Today, there’s nothing latent about Trump. He’s become political in everything he does. And his moral compass is to do anything and everything to protect American white supremacy and the memory of historical racism.
George Floyd
And it’s all coming as George Floyd murdered and buried and the country is expressing its outrage.
If Donald Trump had a shred of humanity, he’d offer real solace to the Floyd family in a way that could surprise us all. Do something nice, like invite them into the White House for some comfort.
Who would expect that photo op? Maybe even a trip to the bunker.
Trump is the only president in recent history who can make a sincere common sense gesture seem like a damn joke.
That’s how much Trump has set back American political sensibilities. So thank god for George Floyd.
More than two weeks after Floyd’s death, the country with its coast-to-coast protests seems ready to address racial justice issues like never before.
It’s people power fueling a political will, with policing just a first step toward disassembling structural racism in our country.
But Trump remains clueless as to what should be done. Instead of trying to unite the country, step by step, he takes a reasonable idea like renaming military bases that honor Generals Bragg, Benning, and Hood, Confederates all, and stops it cold.
Even though top military officials supported the renaming, Trump won’t budge.

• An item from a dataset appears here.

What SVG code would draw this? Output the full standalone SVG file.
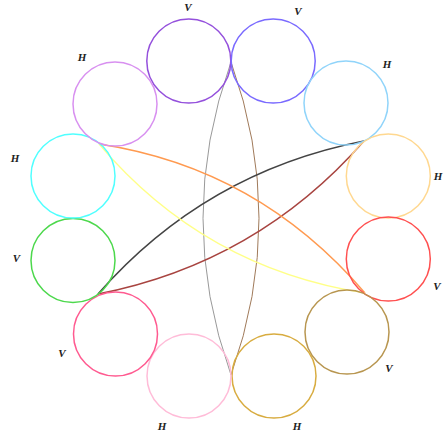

Said Trump on Twitter, the bases “have become a part of a Great American Heritage.”
Yes, and the generals whose names identify our military bases were on the losing side of the war that ended our shameful legacy of slavery, right?
This is what Trump wants to commemorate as people on the street declare that Black Lives Matter.
Trump ended his statement calling our history “the Greatest Nation in the World” and that it will not be tampered with.
Take monuments down
But Trump should get on the right side of history, not just with changing the names of the bases, but by getting behind the removal of all the confederate monuments that continue to stand tall to this day as if the Confederacy were undefeated. On Wednesday, House Speaker Nancy Pelosi asked that statues of Robert E. Lee and Jefferson Davis be removed from Statuary Hall in the Capitol. Virginia’s Gov. Northam wants the massive Robert E. Lee statue removed from Richmond.
The living don’t need monuments that serve as painful reminders of a hateful and traumatic past.
Let’s hope we see a good many confederate statues removed soon. Letting them stand in modern times can’t be justified.
What is being honored? White supremacy without slavery is still despicably racist.
The Hiker
While the fever is high to remove the most odious relics of the Confederacy, now is a good time to mention a statue that is replicated throughout the U.S. in public parks and squares.
It’s called “The Hiker.” It was intended to honor the American Volunteer who fought Spain in Cuba, the Philippines, and the Boxer Rebellion in China.
At least, that’s what the statue’s inscription says. But the problem is with the dates on the statue. “1898-1902” really refer to the Philippine American War—not the Spanish-American war, which was all of three months and ended up with Spain selling the Philippines to the U.S. for $20 million.
It’s clear why the statue would want to conflate the two. In the Spanish American war, the U.S. was fighting one of the original old world imperialists, Spain. In doing so, it conveniently covers up the massacre that was the Philippine American War.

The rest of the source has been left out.